◆ **Available data**
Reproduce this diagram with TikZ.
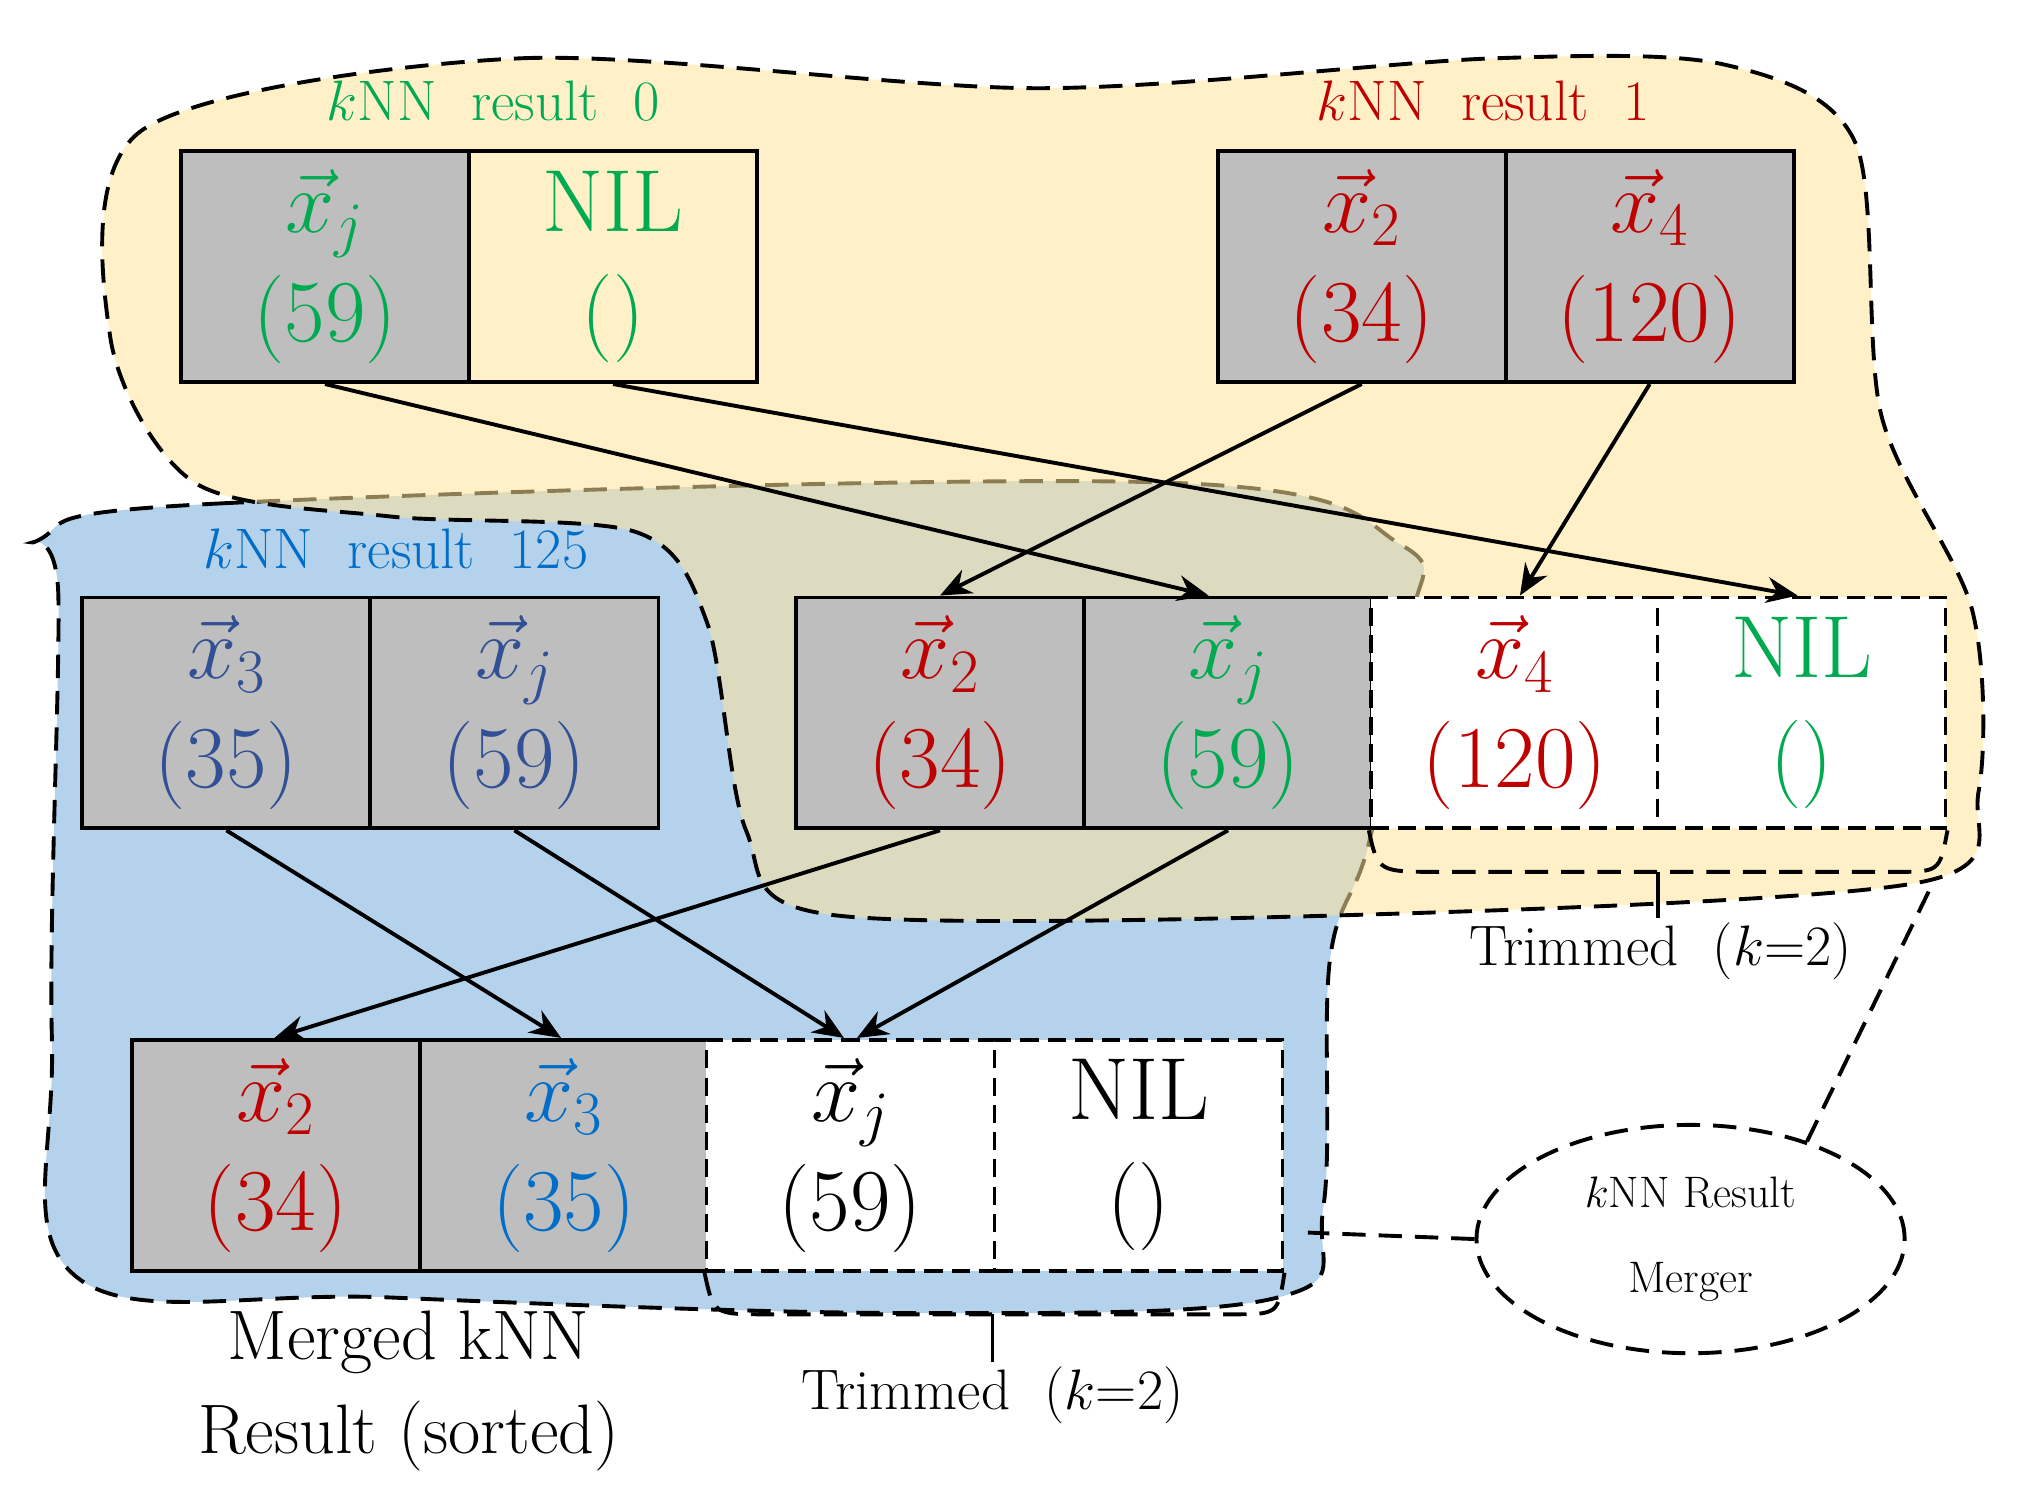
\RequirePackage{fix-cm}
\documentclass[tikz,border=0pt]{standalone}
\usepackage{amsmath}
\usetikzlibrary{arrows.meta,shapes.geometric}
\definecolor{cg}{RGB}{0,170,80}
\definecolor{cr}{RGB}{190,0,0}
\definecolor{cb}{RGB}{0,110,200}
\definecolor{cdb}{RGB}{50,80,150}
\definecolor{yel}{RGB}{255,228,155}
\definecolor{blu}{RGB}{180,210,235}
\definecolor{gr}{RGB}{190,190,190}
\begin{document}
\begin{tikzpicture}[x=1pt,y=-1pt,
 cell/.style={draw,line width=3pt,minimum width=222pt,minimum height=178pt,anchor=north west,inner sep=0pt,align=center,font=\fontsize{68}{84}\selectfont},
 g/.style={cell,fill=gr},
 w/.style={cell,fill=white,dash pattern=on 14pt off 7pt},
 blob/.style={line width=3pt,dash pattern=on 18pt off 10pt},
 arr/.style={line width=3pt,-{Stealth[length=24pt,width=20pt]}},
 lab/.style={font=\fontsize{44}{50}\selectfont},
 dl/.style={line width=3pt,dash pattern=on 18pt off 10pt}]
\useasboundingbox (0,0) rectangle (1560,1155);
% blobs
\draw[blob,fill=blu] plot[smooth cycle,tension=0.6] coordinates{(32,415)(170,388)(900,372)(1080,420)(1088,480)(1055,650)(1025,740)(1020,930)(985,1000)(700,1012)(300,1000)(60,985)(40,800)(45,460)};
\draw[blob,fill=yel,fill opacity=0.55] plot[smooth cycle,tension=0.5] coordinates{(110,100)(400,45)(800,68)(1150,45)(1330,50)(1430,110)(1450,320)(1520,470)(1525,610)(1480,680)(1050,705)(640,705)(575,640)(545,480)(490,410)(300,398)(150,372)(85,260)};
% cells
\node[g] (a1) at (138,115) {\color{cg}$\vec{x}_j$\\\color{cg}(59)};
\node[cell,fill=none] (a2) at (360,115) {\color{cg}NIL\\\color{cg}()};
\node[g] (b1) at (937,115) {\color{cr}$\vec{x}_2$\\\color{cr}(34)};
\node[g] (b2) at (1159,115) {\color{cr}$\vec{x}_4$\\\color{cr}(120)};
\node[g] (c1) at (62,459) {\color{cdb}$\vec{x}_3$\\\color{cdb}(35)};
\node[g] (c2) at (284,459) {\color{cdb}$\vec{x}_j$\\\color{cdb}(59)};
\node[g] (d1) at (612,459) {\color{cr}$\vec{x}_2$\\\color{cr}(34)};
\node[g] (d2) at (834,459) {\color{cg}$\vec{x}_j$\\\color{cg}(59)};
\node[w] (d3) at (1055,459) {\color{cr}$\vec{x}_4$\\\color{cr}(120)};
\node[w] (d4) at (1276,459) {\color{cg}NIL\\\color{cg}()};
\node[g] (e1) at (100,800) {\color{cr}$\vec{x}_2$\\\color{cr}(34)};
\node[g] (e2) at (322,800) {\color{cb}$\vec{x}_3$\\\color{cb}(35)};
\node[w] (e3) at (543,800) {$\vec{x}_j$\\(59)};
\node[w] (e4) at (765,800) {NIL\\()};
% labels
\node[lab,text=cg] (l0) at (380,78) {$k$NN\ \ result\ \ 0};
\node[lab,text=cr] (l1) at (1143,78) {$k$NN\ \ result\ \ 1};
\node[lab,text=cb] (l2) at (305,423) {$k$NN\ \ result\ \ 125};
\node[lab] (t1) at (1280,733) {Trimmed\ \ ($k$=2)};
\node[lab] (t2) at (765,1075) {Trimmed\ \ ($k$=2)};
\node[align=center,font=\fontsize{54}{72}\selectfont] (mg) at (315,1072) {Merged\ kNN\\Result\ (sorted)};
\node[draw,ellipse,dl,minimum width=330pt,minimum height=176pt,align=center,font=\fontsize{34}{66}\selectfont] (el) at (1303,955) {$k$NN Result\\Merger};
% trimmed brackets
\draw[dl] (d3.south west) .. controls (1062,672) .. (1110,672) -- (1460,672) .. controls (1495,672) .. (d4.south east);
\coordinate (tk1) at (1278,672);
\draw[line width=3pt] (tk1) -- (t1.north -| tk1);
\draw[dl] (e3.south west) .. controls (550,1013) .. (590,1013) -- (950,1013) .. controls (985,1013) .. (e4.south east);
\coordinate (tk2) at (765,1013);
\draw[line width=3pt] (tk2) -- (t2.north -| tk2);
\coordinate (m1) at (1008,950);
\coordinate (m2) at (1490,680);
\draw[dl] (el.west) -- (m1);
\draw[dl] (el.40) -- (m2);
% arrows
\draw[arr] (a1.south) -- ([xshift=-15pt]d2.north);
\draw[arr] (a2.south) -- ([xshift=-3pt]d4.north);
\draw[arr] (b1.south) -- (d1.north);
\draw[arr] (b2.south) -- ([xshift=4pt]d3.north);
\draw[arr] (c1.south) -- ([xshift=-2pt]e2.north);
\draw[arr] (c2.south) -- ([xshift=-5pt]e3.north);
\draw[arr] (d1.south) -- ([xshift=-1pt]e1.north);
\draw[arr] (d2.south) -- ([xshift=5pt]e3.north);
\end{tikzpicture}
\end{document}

◆ **What the task requires**
Output all of the data exactly as it stands, minus any images.

◆ **Result for this exercise**
Reproduce this diagram with TikZ.
\RequirePackage{fix-cm}
\documentclass[tikz,border=0pt]{standalone}
\usepackage{amsmath}
\usetikzlibrary{arrows.meta,shapes.geometric}
\definecolor{cg}{RGB}{0,170,80}
\definecolor{cr}{RGB}{190,0,0}
\definecolor{cb}{RGB}{0,110,200}
\definecolor{cdb}{RGB}{50,80,150}
\definecolor{yel}{RGB}{255,228,155}
\definecolor{blu}{RGB}{180,210,235}
\definecolor{gr}{RGB}{190,190,190}
\begin{document}
\begin{tikzpicture}[x=1pt,y=-1pt,
 cell/.style={draw,line width=3pt,minimum width=222pt,minimum height=178pt,anchor=north west,inner sep=0pt,align=center,font=\fontsize{68}{84}\selectfont},
 g/.style={cell,fill=gr},
 w/.style={cell,fill=white,dash pattern=on 14pt off 7pt},
 blob/.style={line width=3pt,dash pattern=on 18pt off 10pt},
 arr/.style={line width=3pt,-{Stealth[length=24pt,width=20pt]}},
 lab/.style={font=\fontsize{44}{50}\selectfont},
 dl/.style={line width=3pt,dash pattern=on 18pt off 10pt}]
\useasboundingbox (0,0) rectangle (1560,1155);
% blobs
\draw[blob,fill=blu] plot[smooth cycle,tension=0.6] coordinates{(32,415)(170,388)(900,372)(1080,420)(1088,480)(1055,650)(1025,740)(1020,930)(985,1000)(700,1012)(300,1000)(60,985)(40,800)(45,460)};
\draw[blob,fill=yel,fill opacity=0.55] plot[smooth cycle,tension=0.5] coordinates{(110,100)(400,45)(800,68)(1150,45)(1330,50)(1430,110)(1450,320)(1520,470)(1525,610)(1480,680)(1050,705)(640,705)(575,640)(545,480)(490,410)(300,398)(150,372)(85,260)};
% cells
\node[g] (a1) at (138,115) {\color{cg}$\vec{x}_j$\\\color{cg}(59)};
\node[cell,fill=none] (a2) at (360,115) {\color{cg}NIL\\\color{cg}()};
\node[g] (b1) at (937,115) {\color{cr}$\vec{x}_2$\\\color{cr}(34)};
\node[g] (b2) at (1159,115) {\color{cr}$\vec{x}_4$\\\color{cr}(120)};
\node[g] (c1) at (62,459) {\color{cdb}$\vec{x}_3$\\\color{cdb}(35)};
\node[g] (c2) at (284,459) {\color{cdb}$\vec{x}_j$\\\color{cdb}(59)};
\node[g] (d1) at (612,459) {\color{cr}$\vec{x}_2$\\\color{cr}(34)};
\node[g] (d2) at (834,459) {\color{cg}$\vec{x}_j$\\\color{cg}(59)};
\node[w] (d3) at (1055,459) {\color{cr}$\vec{x}_4$\\\color{cr}(120)};
\node[w] (d4) at (1276,459) {\color{cg}NIL\\\color{cg}()};
\node[g] (e1) at (100,800) {\color{cr}$\vec{x}_2$\\\color{cr}(34)};
\node[g] (e2) at (322,800) {\color{cb}$\vec{x}_3$\\\color{cb}(35)};
\node[w] (e3) at (543,800) {$\vec{x}_j$\\(59)};
\node[w] (e4) at (765,800) {NIL\\()};
% labels
\node[lab,text=cg] (l0) at (380,78) {$k$NN\ \ result\ \ 0};
\node[lab,text=cr] (l1) at (1143,78) {$k$NN\ \ result\ \ 1};
\node[lab,text=cb] (l2) at (305,423) {$k$NN\ \ result\ \ 125};
\node[lab] (t1) at (1280,733) {Trimmed\ \ ($k$=2)};
\node[lab] (t2) at (765,1075) {Trimmed\ \ ($k$=2)};
\node[align=center,font=\fontsize{54}{72}\selectfont] (mg) at (315,1072) {Merged\ kNN\\Result\ (sorted)};
\node[draw,ellipse,dl,minimum width=330pt,minimum height=176pt,align=center,font=\fontsize{34}{66}\selectfont] (el) at (1303,955) {$k$NN Result\\Merger};
% trimmed brackets
\draw[dl] (d3.south west) .. controls (1062,672) .. (1110,672) -- (1460,672) .. controls (1495,672) .. (d4.south east);
\coordinate (tk1) at (1278,672);
\draw[line width=3pt] (tk1) -- (t1.north -| tk1);
\draw[dl] (e3.south west) .. controls (550,1013) .. (590,1013) -- (950,1013) .. controls (985,1013) .. (e4.south east);
\coordinate (tk2) at (765,1013);
\draw[line width=3pt] (tk2) -- (t2.north -| tk2);
\coordinate (m1) at (1008,950);
\coordinate (m2) at (1490,680);
\draw[dl] (el.west) -- (m1);
\draw[dl] (el.40) -- (m2);
% arrows
\draw[arr] (a1.south) -- ([xshift=-15pt]d2.north);
\draw[arr] (a2.south) -- ([xshift=-3pt]d4.north);
\draw[arr] (b1.south) -- (d1.north);
\draw[arr] (b2.south) -- ([xshift=4pt]d3.north);
\draw[arr] (c1.south) -- ([xshift=-2pt]e2.north);
\draw[arr] (c2.south) -- ([xshift=-5pt]e3.north);
\draw[arr] (d1.south) -- ([xshift=-1pt]e1.north);
\draw[arr] (d2.south) -- ([xshift=5pt]e3.north);
\end{tikzpicture}
\end{document}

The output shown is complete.